Heat a dry small skillet over medium-high and toast oregano and cumin seeds, tossing often, until beginning to burn, about 1 minute. Transfer oregano and cumin to a small bowl. Char cloves and allspice, tossing often, until black and ashy, about 4 minutes.
Purée softened chiles, tortillas, jalapeños, garlic, oregano, cumin seeds, cloves, allspice, orange juice, and salt in a blender until smooth. Place pork in a large bowl and pour adobo over (meat should be submerged). Cover and chill at least 6 hours and up to 12 hours.
Remove pork from adobo, leaving as much paste on meat as possible, and let sit at room temperature 1 hour.

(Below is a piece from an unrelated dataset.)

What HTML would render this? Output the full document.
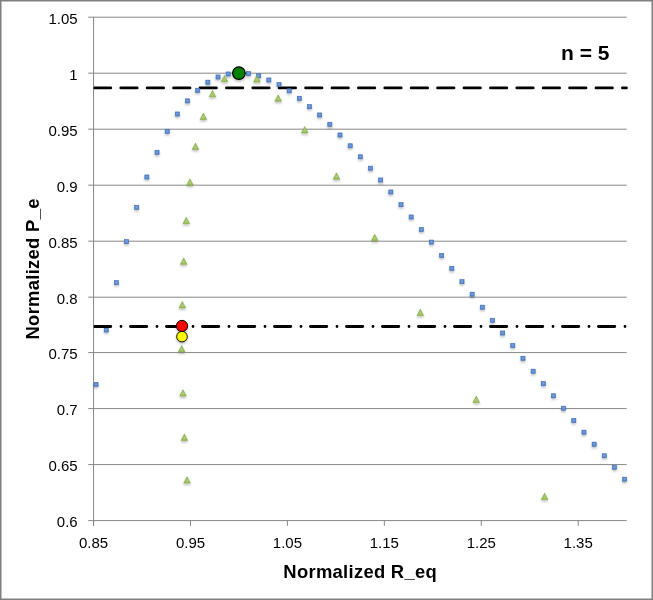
<!DOCTYPE html>
<html><head><meta charset="utf-8"><style>
html,body{margin:0;padding:0;background:#fff;}
svg{display:block;will-change:transform;}
text{font-family:"Liberation Sans",sans-serif;fill:#000;}
</style></head><body>
<svg width="653" height="600" viewBox="0 0 653 600">
<defs>
<filter id="sh" x="-100%" y="-100%" width="300%" height="300%">
<feDropShadow dx="0" dy="1.6" stdDeviation="0.9" flood-color="#000" flood-opacity="0.28"/>
</filter>
<radialGradient id="gb" cx="50%" cy="45%" r="60%"><stop offset="0" stop-color="#7fa6e2"/><stop offset="1" stop-color="#4b7cc4"/></radialGradient>
<radialGradient id="gg" cx="50%" cy="60%" r="60%"><stop offset="0" stop-color="#b0d07a"/><stop offset="1" stop-color="#8fb24c"/></radialGradient>
<clipPath id="pa"><rect x="93.57" y="0" width="534.115" height="521.6"/></clipPath>
</defs>
<rect x="0" y="0" width="653" height="600" fill="#fff"/>
<g stroke="#878787" stroke-width="1" shape-rendering="auto"><line x1="88.2" y1="520.60" x2="626.68" y2="520.60"/><line x1="88.2" y1="464.60" x2="626.68" y2="464.60"/><line x1="88.2" y1="408.60" x2="626.68" y2="408.60"/><line x1="88.2" y1="352.60" x2="626.68" y2="352.60"/><line x1="88.2" y1="297.20" x2="626.68" y2="297.20"/><line x1="88.2" y1="241.20" x2="626.68" y2="241.20"/><line x1="88.2" y1="185.20" x2="626.68" y2="185.20"/><line x1="88.2" y1="129.20" x2="626.68" y2="129.20"/><line x1="88.2" y1="73.20" x2="626.68" y2="73.20"/><line x1="88.2" y1="17.20" x2="626.68" y2="17.20"/><line x1="93.57" y1="520.60" x2="93.57" y2="525.8"/><line x1="190.50" y1="520.60" x2="190.50" y2="525.8"/><line x1="287.43" y1="520.60" x2="287.43" y2="525.8"/><line x1="384.36" y1="520.60" x2="384.36" y2="525.8"/><line x1="481.29" y1="520.60" x2="481.29" y2="525.8"/><line x1="578.22" y1="520.60" x2="578.22" y2="525.8"/><line x1="93.57" y1="17.14" x2="93.57" y2="525.8"/></g>
<text x="77.7" y="527.20" text-anchor="end" font-size="15">0.6</text><text x="77.7" y="471.20" text-anchor="end" font-size="15">0.65</text><text x="77.7" y="415.20" text-anchor="end" font-size="15">0.7</text><text x="77.7" y="359.20" text-anchor="end" font-size="15">0.75</text><text x="77.7" y="303.80" text-anchor="end" font-size="15">0.8</text><text x="77.7" y="247.80" text-anchor="end" font-size="15">0.85</text><text x="77.7" y="191.80" text-anchor="end" font-size="15">0.9</text><text x="77.7" y="135.80" text-anchor="end" font-size="15">0.95</text><text x="77.7" y="79.80" text-anchor="end" font-size="15">1</text><text x="77.7" y="23.80" text-anchor="end" font-size="15">1.05</text><text x="93.57" y="548.4" text-anchor="middle" font-size="15">0.85</text><text x="190.50" y="548.4" text-anchor="middle" font-size="15">0.95</text><text x="287.43" y="548.4" text-anchor="middle" font-size="15">1.05</text><text x="384.36" y="548.4" text-anchor="middle" font-size="15">1.15</text><text x="481.29" y="548.4" text-anchor="middle" font-size="15">1.25</text><text x="578.22" y="548.4" text-anchor="middle" font-size="15">1.35</text>
<g clip-path="url(#pa)" stroke="#000" stroke-width="2.8" stroke-linecap="round" fill="none"><line x1="94.4" y1="87.95" x2="626.68" y2="87.95" stroke-dasharray="16.4 10.0"/></g>
<g filter="url(#sh)" fill="url(#gb)" stroke="#3f6fb5" stroke-width="0.6"><rect x="94.00" y="382.35" width="4.1" height="4.1"/><rect x="104.17" y="327.95" width="4.1" height="4.1"/><rect x="114.33" y="280.65" width="4.1" height="4.1"/><rect x="124.49" y="239.65" width="4.1" height="4.1"/><rect x="134.66" y="205.25" width="4.1" height="4.1"/><rect x="144.82" y="174.95" width="4.1" height="4.1"/><rect x="154.99" y="150.25" width="4.1" height="4.1"/><rect x="165.15" y="129.25" width="4.1" height="4.1"/><rect x="175.32" y="111.95" width="4.1" height="4.1"/><rect x="185.48" y="98.85" width="4.1" height="4.1"/><rect x="195.65" y="88.25" width="4.1" height="4.1"/><rect x="205.81" y="80.15" width="4.1" height="4.1"/><rect x="215.98" y="74.95" width="4.1" height="4.1"/><rect x="226.14" y="71.95" width="4.1" height="4.1"/><rect x="236.31" y="71.05" width="4.1" height="4.1"/><rect x="246.47" y="71.55" width="4.1" height="4.1"/><rect x="256.64" y="73.75" width="4.1" height="4.1"/><rect x="266.80" y="77.95" width="4.1" height="4.1"/><rect x="276.97" y="82.55" width="4.1" height="4.1"/><rect x="287.13" y="88.75" width="4.1" height="4.1"/><rect x="297.30" y="96.25" width="4.1" height="4.1"/><rect x="307.46" y="104.65" width="4.1" height="4.1"/><rect x="317.63" y="112.95" width="4.1" height="4.1"/><rect x="327.79" y="122.25" width="4.1" height="4.1"/><rect x="337.96" y="132.95" width="4.1" height="4.1"/><rect x="348.12" y="143.75" width="4.1" height="4.1"/><rect x="358.29" y="154.75" width="4.1" height="4.1"/><rect x="368.45" y="166.15" width="4.1" height="4.1"/><rect x="378.62" y="177.95" width="4.1" height="4.1"/><rect x="388.78" y="189.95" width="4.1" height="4.1"/><rect x="398.95" y="202.65" width="4.1" height="4.1"/><rect x="409.11" y="214.95" width="4.1" height="4.1"/><rect x="419.28" y="227.45" width="4.1" height="4.1"/><rect x="429.44" y="240.05" width="4.1" height="4.1"/><rect x="439.61" y="253.45" width="4.1" height="4.1"/><rect x="449.77" y="266.25" width="4.1" height="4.1"/><rect x="459.94" y="279.65" width="4.1" height="4.1"/><rect x="470.10" y="292.15" width="4.1" height="4.1"/><rect x="480.27" y="305.15" width="4.1" height="4.1"/><rect x="490.43" y="318.25" width="4.1" height="4.1"/><rect x="500.60" y="330.95" width="4.1" height="4.1"/><rect x="510.76" y="343.45" width="4.1" height="4.1"/><rect x="520.93" y="356.25" width="4.1" height="4.1"/><rect x="531.10" y="369.15" width="4.1" height="4.1"/><rect x="541.26" y="381.65" width="4.1" height="4.1"/><rect x="551.42" y="393.75" width="4.1" height="4.1"/><rect x="561.59" y="406.15" width="4.1" height="4.1"/><rect x="571.75" y="418.45" width="4.1" height="4.1"/><rect x="581.92" y="430.15" width="4.1" height="4.1"/><rect x="592.09" y="442.15" width="4.1" height="4.1"/><rect x="602.25" y="453.75" width="4.1" height="4.1"/><rect x="612.41" y="465.15" width="4.1" height="4.1"/><rect x="622.58" y="477.15" width="4.1" height="4.1"/></g>
<g filter="url(#sh)" fill="url(#gg)" stroke="#84a844" stroke-width="0.6" stroke-linejoin="round"><path d="M187.10,476.70 L190.40,483.10 L183.80,483.10 Z"/><path d="M184.40,434.00 L187.70,440.40 L181.10,440.40 Z"/><path d="M183.00,389.70 L186.30,396.10 L179.70,396.10 Z"/><path d="M181.70,345.50 L185.00,351.90 L178.40,351.90 Z"/><path d="M182.30,301.50 L185.60,307.90 L179.00,307.90 Z"/><path d="M183.70,257.90 L187.00,264.30 L180.40,264.30 Z"/><path d="M186.30,217.30 L189.60,223.70 L183.00,223.70 Z"/><path d="M190.00,178.80 L193.30,185.20 L186.70,185.20 Z"/><path d="M195.50,143.10 L198.80,149.50 L192.20,149.50 Z"/><path d="M203.40,113.10 L206.70,119.50 L200.10,119.50 Z"/><path d="M212.50,90.40 L215.80,96.80 L209.20,96.80 Z"/><path d="M224.50,75.30 L227.80,81.70 L221.20,81.70 Z"/><path d="M256.90,75.70 L260.20,82.10 L253.60,82.10 Z"/><path d="M278.20,94.80 L281.50,101.20 L274.90,101.20 Z"/><path d="M304.70,126.50 L308.00,132.90 L301.40,132.90 Z"/><path d="M336.50,172.80 L339.80,179.20 L333.20,179.20 Z"/><path d="M374.70,234.30 L378.00,240.70 L371.40,240.70 Z"/><path d="M420.30,309.20 L423.60,315.60 L417.00,315.60 Z"/><path d="M476.30,396.20 L479.60,402.60 L473.00,402.60 Z"/><path d="M544.60,493.20 L547.90,499.60 L541.30,499.60 Z"/></g>
<g clip-path="url(#pa)" stroke="#000" stroke-width="2.8" stroke-linecap="round" fill="none"><line x1="94.4" y1="326.5" x2="626.68" y2="326.5" stroke-dasharray="16.4 10.2 0 9.4"/></g>
<g filter="url(#sh)" stroke="#000" stroke-width="1.2"><circle cx="238.9" cy="73.1" r="6.3" fill="#008000"/><circle cx="182.0" cy="326.0" r="5.65" fill="#ff0000" stroke-width="0.95"/><circle cx="182.0" cy="336.6" r="5.3" fill="#ffff00" stroke-width="0.95"/></g>
<text x="585.3" y="60.3" text-anchor="middle" font-size="21" font-weight="bold">n = 5</text>
<text x="360.2" y="577.8" text-anchor="middle" font-size="18.4" font-weight="bold" letter-spacing="0.3">Normalized R_eq</text>
<text transform="translate(39.2,268.9) rotate(-90)" x="0" y="0" text-anchor="middle" font-size="18.4" font-weight="bold" letter-spacing="0.3">Normalized P_e</text>
<rect x="0.75" y="0.75" width="651.5" height="598.5" fill="none" stroke="#7f7f7f" stroke-width="1.5"/>
</svg></body></html>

Prepare a grill for medium-low heat. Grill pork, turning once after first 20 minutes, until an instant-read thermometer inserted into the thickest part registers 145°, 35–45 minutes. Transfer to a cutting board and let rest 15 minutes before thinly slicing.
Serve pork with tortillas, guacamole, Grilled Salsa Roja, Avocado-Tomatillo Salsa Verde, and lime wedges.